BARIŞ TERKOĞLU: METASTAZ’IN BİR ÖTESİ
“Bir dönem FETÖ, bünyeye sızmış kanser olarak tanımlanıyordu. Yenildiğini sandığımız anda, bir başka organda kendisini yeniden üretmesi gibi… FETÖ sonrasında olanları da Metastaz’a benzetmiştik. Devlet içinde örgütlenen cemaatlerin kendi düzenlerini kurduğu, kendi hâkimleriyle, polisleriyle iş tuttuğu düzeni anlatmıştık. İşin ilginci; Türkiye, o kitaptan sonra yüksek sesle devlet içindeki cemaat örgütlenmelerini tartıştı. Bizim için ise bedeli ölüm tehditleri, yargılamalar, hapis ve tabii hedef alınmak oldu. ‘Metastaz’ın bir ötesini anlatabilir miyiz’ diyorduk. Cendere, devlet içinde yalnız cemaatlerin değil, tüm hiziplerin at koşturduğu düzeni anlatmak için bulduğumuz bir tarif oldu. Bu kitap ortaya çıktı.”
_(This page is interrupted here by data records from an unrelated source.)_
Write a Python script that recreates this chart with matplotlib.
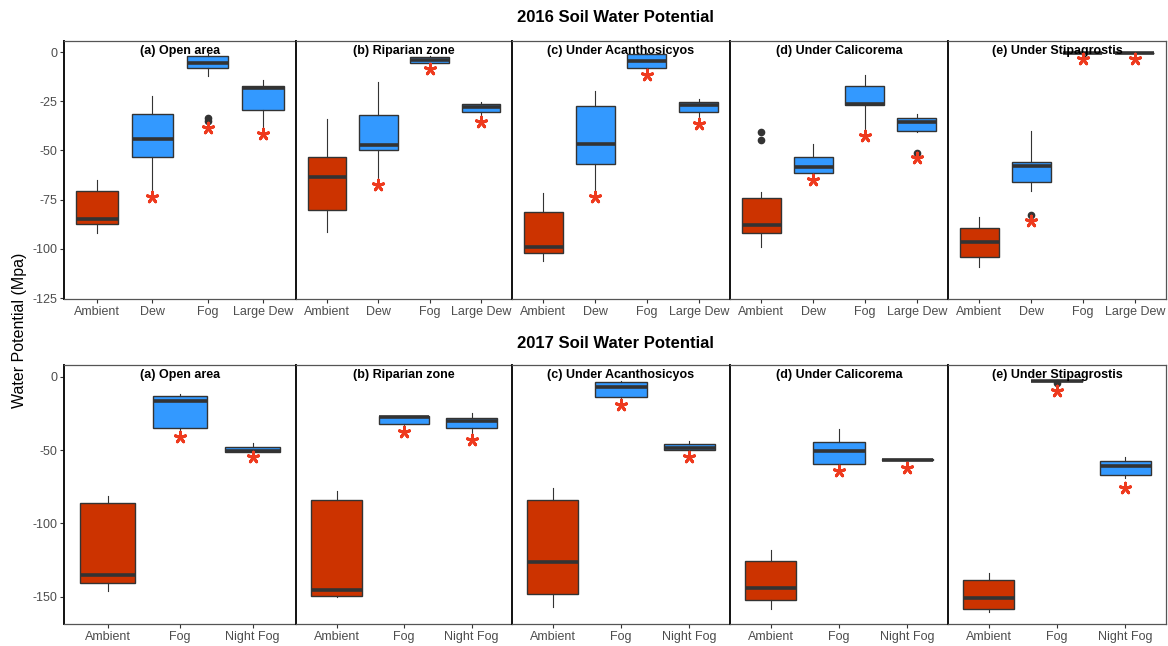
import numpy as np
import matplotlib.pyplot as plt

plt.rcParams['font.family'] = ['Liberation Sans', 'DejaVu Sans']
plt.rcParams['axes.unicode_minus'] = False

panels = ["(a) Open area", "(b) Riparian zone", "(c) Under Acanthosicyos",
          "(d) Under Calicorema", "(e) Under Stipagrostis"]

# ---- 2016: one row per panel, one entry per treatment ----
cats_2016 = ["Ambient", "Dew", "Fog", "Large Dew"]
lo_2016 = [[-92.1, -71.0, -12.2, -38.8],
           [-91.3, -65.0, -5.8, -32.9],
           [-106.0, -71.0, -9.5, -32.9],
           [-98.9, -63.3, -39.6, -40.5],
           [-109.4, -70.5, -0.5, -0.7]]
q1_2016 = [[-87.2, -53.5, -8.1, -29.3],
           [-80.5, -49.6, -5.4, -30.3],
           [-102.3, -56.9, -8.1, -30.3],
           [-91.8, -61.7, -26.9, -40.1],
           [-104.3, -66.1, -0.5, -0.7]]
med_2016 = [[-84.7, -44.4, -5.8, -18.1],
            [-63.3, -47.3, -4.1, -28.1],
            [-98.9, -46.7, -4.4, -26.9],
            [-87.9, -58.3, -26.4, -35.4],
            [-96.7, -57.8, -0.5, -0.7]]
q3_2016 = [[-70.5, -31.5, -2.0, -17.3],
           [-53.2, -31.8, -2.7, -26.4],
           [-81.5, -27.4, -1.2, -25.2],
           [-74.4, -53.4, -17.3, -33.7],
           [-89.3, -55.7, -0.5, -0.7]]
hi_2016 = [[-65.0, -22.2, -1.0, -14.2],
           [-34.0, -15.1, -2.2, -25.2],
           [-71.8, -19.8, -0.7, -24.1],
           [-71.3, -46.7, -11.7, -31.7],
           [-84.0, -40.0, -0.5, -0.7]]
out_2016 = [[[], [], [-33.7, -35.2], []],
            [[], [], [], []],
            [[], [], [], []],
            [[-40.8, -44.7], [], [], [-51.2]],
            [[], [-82.8], [], []]]
star_2016 = [[np.nan, -73.5, -38.4, -41.7],
             [np.nan, -67.6, -8.6, -35.4],
             [np.nan, -73.5, -11.7, -36.6],
             [np.nan, -65.0, -42.5, -53.7],
             [np.nan, -85.9, -3.6, -3.7]]

# ---- 2017 ----
cats_2017 = ["Ambient", "Fog", "Night Fog"]
lo_2017 = [[-146.1, -36.3, -51.5],
           [-150.4, -33.5, -38.5],
           [-156.8, -15.0, -51.5],
           [-158.2, -60.5, -57.2],
           [-160.2, -3.0, -69.0]]
q1_2017 = [[-140.9, -35.0, -51.3],
           [-149.3, -32.5, -35.2],
           [-148.4, -13.6, -50.0],
           [-152.2, -59.5, -57.0],
           [-158.6, -2.9, -66.8]]
med_2017 = [[-135.2, -16.6, -50.9],
            [-145.7, -27.7, -30.5],
            [-126.1, -7.3, -48.9],
            [-143.8, -50.9, -56.6],
            [-151.1, -2.9, -60.7]]
q3_2017 = [[-86.3, -13.0, -47.7],
           [-83.8, -27.0, -28.0],
           [-84.3, -3.8, -45.9],
           [-125.4, -44.3, -56.2],
           [-138.8, -2.8, -57.7]]
hi_2017 = [[-81.1, -11.8, -45.4],
           [-77.9, -26.5, -24.6],
           [-76.1, -2.7, -43.6],
           [-118.2, -35.4, -56.0],
           [-133.6, -2.7, -55.0]]
out_2017 = [[[], [], []],
            [[], [], []],
            [[], [], []],
            [[], [], []],
            [[], [-4.5], []]]
star_2017 = [[np.nan, -41.3, -54.5],
             [np.nan, -37.9, -43.2],
             [np.nan, -19.3, -54.5],
             [np.nan, -64.1, -62.5],
             [np.nan, -9.5, -76.1]]

AMBIENT_COL = '#CC3300'
TREAT_COL = '#3399FF'
EDGE = '#333333'
TICK_COL = '#4D4D4D'

W, H = 1168, 646
fig = plt.figure(figsize=(W / 100, H / 100), dpi=100)
x_edges = [64, 296, 512, 730, 948, 1166]


def draw_row(top, bottom, cats, lo, q1, med, q3, hi, out, star, ylim, yticks):
    n = len(cats)
    pos = np.arange(n)
    for p in range(5):
        ax = fig.add_axes([x_edges[p] / W, 1 - bottom / H,
                           (x_edges[p + 1] - x_edges[p]) / W, (bottom - top) / H])
        stats = [dict(whislo=lo[p][i], q1=q1[p][i], med=med[p][i], q3=q3[p][i],
                      whishi=hi[p][i], fliers=out[p][i]) for i in range(n)]
        bp = ax.bxp(stats, positions=pos, widths=0.75, patch_artist=True,
                    showcaps=False,
                    boxprops=dict(edgecolor=EDGE, linewidth=1.0),
                    medianprops=dict(color=EDGE, linewidth=2.6, solid_capstyle='butt'),
                    whiskerprops=dict(color=EDGE, linewidth=0.8),
                    flierprops=dict(marker='o', markersize=4.5, markerfacecolor=EDGE,
                                    markeredgecolor=EDGE))
        for i, box in enumerate(bp['boxes']):
            box.set_facecolor(AMBIENT_COL if cats[i] == "Ambient" else TREAT_COL)
        ax.scatter(pos, star[p], marker=(5, 2, 0), s=60, linewidths=2.1,
                   color='#EE3A1E', zorder=5)
        ax.set_xlim(-0.6, n - 1 + 0.6)
        ax.set_ylim(*ylim)
        ax.set_xticks(pos)
        ax.set_xticklabels(cats)
        ax.set_yticks(yticks)
        ax.tick_params(axis='both', colors='#333333', labelcolor=TICK_COL,
                       labelsize=9, length=3, width=0.8, pad=2)
        if p > 0:
            ax.tick_params(axis='y', left=False, labelleft=False)
        for side in ['top', 'bottom', 'right']:
            ax.spines[side].set_color('#555555')
            ax.spines[side].set_linewidth(0.9)
        ax.spines['right'].set_visible(p == 4)
        ax.spines['left'].set_color('#111111')
        ax.spines['left'].set_linewidth(1.4)
        ax.text(0.5, 0.985, panels[p], transform=ax.transAxes, ha='center', va='top',
                fontsize=9, fontweight='bold')


draw_row(41, 299, cats_2016, lo_2016, q1_2016, med_2016, q3_2016, hi_2016,
         out_2016, star_2016, (-125.5, 5.6), [0, -25, -50, -75, -100, -125])
draw_row(365, 624, cats_2017, lo_2017, q1_2017, med_2017, q3_2017, hi_2017,
         out_2017, star_2017, (-168.6, 8.0), [0, -50, -100, -150])

fig.text(615 / W, 1 - 18 / H, "2016 Soil Water Potential", ha='center', va='center',
         fontsize=12, fontweight='bold')
fig.text(615 / W, 1 - 343 / H, "2017 Soil Water Potential", ha='center', va='center',
         fontsize=12, fontweight='bold')
fig.text(20 / W, 1 - 330 / H, "Water Potential (Mpa)", rotation=90, ha='center',
         va='center', fontsize=11.5)

fig.savefig('out.png', dpi=100)
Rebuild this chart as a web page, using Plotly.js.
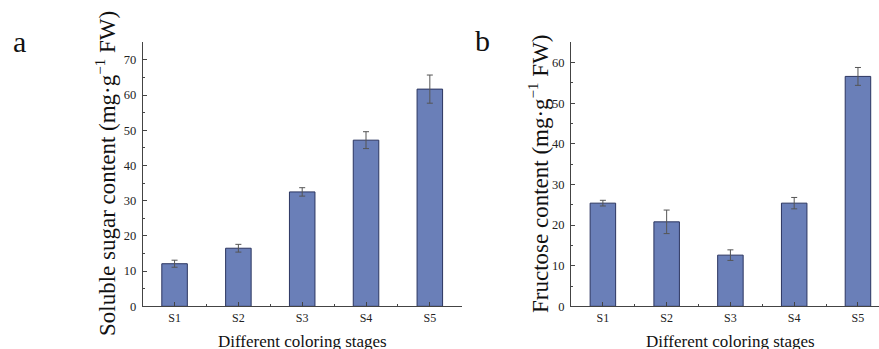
<!DOCTYPE html>
<html>
<head>
<meta charset="utf-8">
<script src="https://cdn.plot.ly/plotly-3.0.1.min.js"></script>
<style>html,body{margin:0;padding:0;background:#fff;}#chart{width:879px;height:349px;}</style>
</head>
<body>
<div id="chart"></div>
<script>
const stages = ["S1", "S2", "S3", "S4", "S5"];
const solubleSugar = [12.1, 16.5, 32.5, 47.2, 61.7];
const solubleSugarErr = [1.0, 1.1, 1.2, 2.4, 4.0];
const fructose = [25.4, 20.8, 12.6, 25.4, 56.6];
const fructoseErr = [0.7, 2.9, 1.3, 1.4, 2.2];

const idx = stages.map((s, i) => i);
const serif = "Liberation Serif, Times New Roman, serif";
const barColor = "#6a7fb8";
const lineColor = "#444";

function barTrace(vals, errs, xa, ya) {
  return {
    type: "bar", x: idx, y: vals, xaxis: xa, yaxis: ya, width: 0.4,
    marker: {color: barColor, line: {color: "#2b3560", width: 1}},
    error_y: {type: "data", array: errs, visible: true, color: "#555", thickness: 1, width: 3},
    showlegend: false, hoverinfo: "skip"
  };
}

function xAxis(domain, range, anchor) {
  return {
    domain: domain, range: range, anchor: anchor,
    tickmode: "array", tickvals: idx, ticktext: stages,
    ticks: "inside", ticklen: 4, tickcolor: lineColor, tickwidth: 1,
    minor: {tickmode: "linear", tick0: 0.5, dtick: 1, ticks: "inside", ticklen: 2, tickcolor: lineColor},
    showline: true, linecolor: lineColor, linewidth: 1,
    showgrid: false, zeroline: false,
    tickfont: {family: serif, size: 12, color: "#222"}
  };
}
function yAxis(domain, range, anchor) {
  return {
    domain: domain, range: range, anchor: anchor,
    dtick: 10, tick0: 0,
    ticks: "inside", ticklen: 4, tickcolor: lineColor, tickwidth: 1,
    minor: {dtick: 5, ticks: "inside", ticklen: 2, tickcolor: lineColor},
    showline: true, linecolor: lineColor, linewidth: 1,
    showgrid: false, zeroline: false,
    ticklabelstandoff: 3,
    tickfont: {family: serif, size: 12.5, color: "#222"}
  };
}

const yDom = [0.1223, 0.8788];
const layout = {
  width: 879, height: 349,
  margin: {l: 0, r: 0, t: 0, b: 0},
  paper_bgcolor: "#fff", plot_bgcolor: "#fff",
  bargap: 0.6,
  xaxis: xAxis([0.1623, 0.5253], [-0.5, 4.5], "y"),
  yaxis: yAxis(yDom, [0, 75], "x"),
  xaxis2: xAxis([0.6496, 1], [-0.5, 4.33], "y2"),
  yaxis2: yAxis(yDom, [0, 65], "x2"),
  annotations: [
    {text: "a", xref: "paper", yref: "paper", x: 19/879, y: 1 - 42/349, xanchor: "center", yanchor: "middle", showarrow: false, font: {family: serif, size: 30, color: "#111"}},
    {text: "b", xref: "paper", yref: "paper", x: 482/879, y: 1 - 40/349, xanchor: "center", yanchor: "middle", showarrow: false, font: {family: serif, size: 30, color: "#111"}},
    {text: "Soluble sugar content (mg·g<sup><span style='font-size:15px'>−1</span></sup> FW)", xref: "paper", yref: "paper", x: 106/879, y: 1 - 174/349, xanchor: "center", yanchor: "middle", textangle: -90, showarrow: false, font: {family: serif, size: 23, color: "#111"}},
    {text: "Fructose content (mg·g<sup><span style='font-size:15px'>−1</span></sup> FW)", xref: "paper", yref: "paper", x: 539/879, y: 1 - 174/349, xanchor: "center", yanchor: "middle", textangle: -90, showarrow: false, font: {family: serif, size: 23, color: "#111"}},
    {text: "Different coloring stages", xref: "paper", yref: "paper", x: 302/879, y: 1 - 341/349, xanchor: "center", yanchor: "middle", showarrow: false, font: {family: serif, size: 17, color: "#111"}},
    {text: "Different coloring stages", xref: "paper", yref: "paper", x: 730/879, y: 1 - 341/349, xanchor: "center", yanchor: "middle", showarrow: false, font: {family: serif, size: 17, color: "#111"}}
  ]
};

Plotly.newPlot("chart", [
  barTrace(solubleSugar, solubleSugarErr, "x", "y"),
  barTrace(fructose, fructoseErr, "x2", "y2")
], layout, {displayModeBar: false, staticPlot: true});
</script>
</body>
</html>
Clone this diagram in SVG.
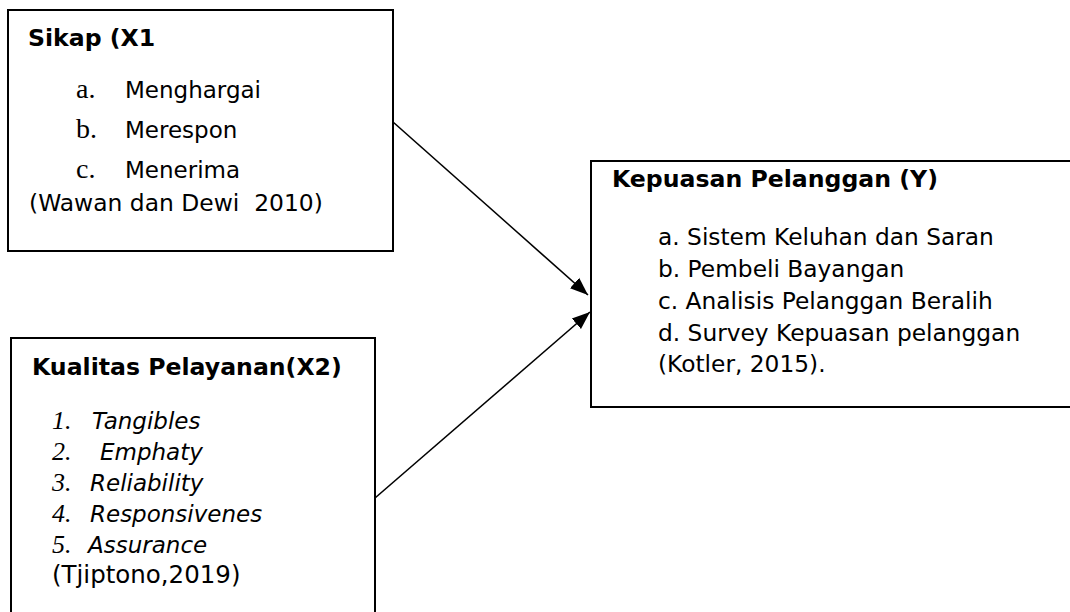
<svg xmlns="http://www.w3.org/2000/svg" width="1070" height="612" viewBox="0 0 1070 612">
<style>
.box{fill:#fff;stroke:#000;stroke-width:2}
.t{font-family:"DejaVu Sans",Verdana,sans-serif;font-size:23px;fill:#000}
.b{font-family:"DejaVu Sans",Verdana,sans-serif;font-size:23.6px;font-weight:bold;fill:#000}
.s{font-family:"Liberation Serif","Times New Roman",serif;font-size:28px;fill:#000}
.n{font-family:"Liberation Serif","Times New Roman",serif;font-size:26px;font-style:italic;fill:#000}
.i{font-style:italic}
.c{stroke:#000;stroke-width:1.6;fill:none}
</style>
<defs>
<marker id="ah" markerUnits="userSpaceOnUse" markerWidth="20" markerHeight="16" refX="18" refY="7" orient="auto" viewBox="0 0 20 14">
<path d="M0,0 L18,7 L0,14 Z" fill="#000"/>
</marker>
</defs>
<rect width="1070" height="612" fill="#fff"/>
<g id="node-sikap">
<rect class="box" x="8" y="10" width="385" height="241"/>
<text class="b" x="28" y="46">Sikap (X1</text>
<text class="s" x="76" y="98">a.</text><text class="t" x="125" y="98">Menghargai</text>
<text class="s" x="76" y="138">b.</text><text class="t" x="125" y="138">Merespon</text>
<text class="s" x="76" y="178">c.</text><text class="t" x="125" y="178">Menerima</text>
<text class="t" x="29" y="211" style="font-size:23.4px" xml:space="preserve">(Wawan dan Dewi  2010)</text>
</g>
<g id="node-kualitas">
<rect class="box" x="11" y="338" width="364" height="290"/>
<text class="b" x="32" y="375">Kualitas Pelayanan(X2)</text>
<text class="n" x="52" y="429">1.</text><text class="t i" x="92" y="429">Tangibles</text>
<text class="n" x="52" y="460">2.</text><text class="t i" x="100" y="460">Emphaty</text>
<text class="n" x="52" y="491">3.</text><text class="t i" x="90" y="491">Reliability</text>
<text class="n" x="52" y="522">4.</text><text class="t i" x="90" y="522">Responsivenes</text>
<text class="n" x="52" y="553">5.</text><text class="t i" x="88" y="553">Assurance</text>
<text class="t" x="52" y="583" style="font-size:24.5px">(Tjiptono,2019)</text>
</g>
<g id="node-kepuasan">
<rect class="box" x="591" y="161" width="500" height="246"/>
<text class="b" x="612" y="187">Kepuasan Pelanggan (Y)</text>
<text class="t" x="658" y="245" style="font-size:23.3px">a. Sistem Keluhan dan Saran</text>
<text class="t" x="658" y="277" style="font-size:23.3px">b. Pembeli Bayangan</text>
<text class="t" x="658" y="309" style="font-size:23.3px">c. Analisis Pelanggan Beralih</text>
<text class="t" x="658" y="341" style="font-size:23.3px">d. Survey Kepuasan pelanggan</text>
<text class="t" x="658" y="372" style="font-size:23.3px">(Kotler, 2015).</text>
</g>
<g id="connectors">
<line class="c" x1="393" y1="122" x2="588" y2="295" marker-end="url(#ah)"/>
<line class="c" x1="375" y1="498" x2="590" y2="312" marker-end="url(#ah)"/>
</g>
</svg>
BARIŞ PEHLİVAN: EVET, NEFES ALAMIYORUZ
“Türkiye’de hemen her olumsuz gelişmeye verilen genel geçer bir cevap var: “Devlet”. Oysa yaklaşıp baktığınızda, kendini devlet olarak sunanların, çoğu zaman kendi örgütünü devlet sayanlar olduğunu görüyorsunuz. Örnek olsun, hapse girdiğimde bana yumruk atan gardiyan “ben devletim” diyordu. Türkiye’de bu kitapla ağızlarında her gün devlet olanların, yarattıkları cendereyle hem toplumu çürüttüğünü hem de devleti bitirdiğini anlatmak istedik. Çünkü başka bir otorite devletin işini yapmaya başlamışsa orada devletin varlığı tartışmalıdır. Toplum da olağan düzenini o yapılarla kurar ya da eskisi gibi kuramaz. “Nefes alamıyorum” diyordu ya boynuna polisin bastığı mazlum Amerikalı. Evet bu bir cendere, nefes alamıyoruz!”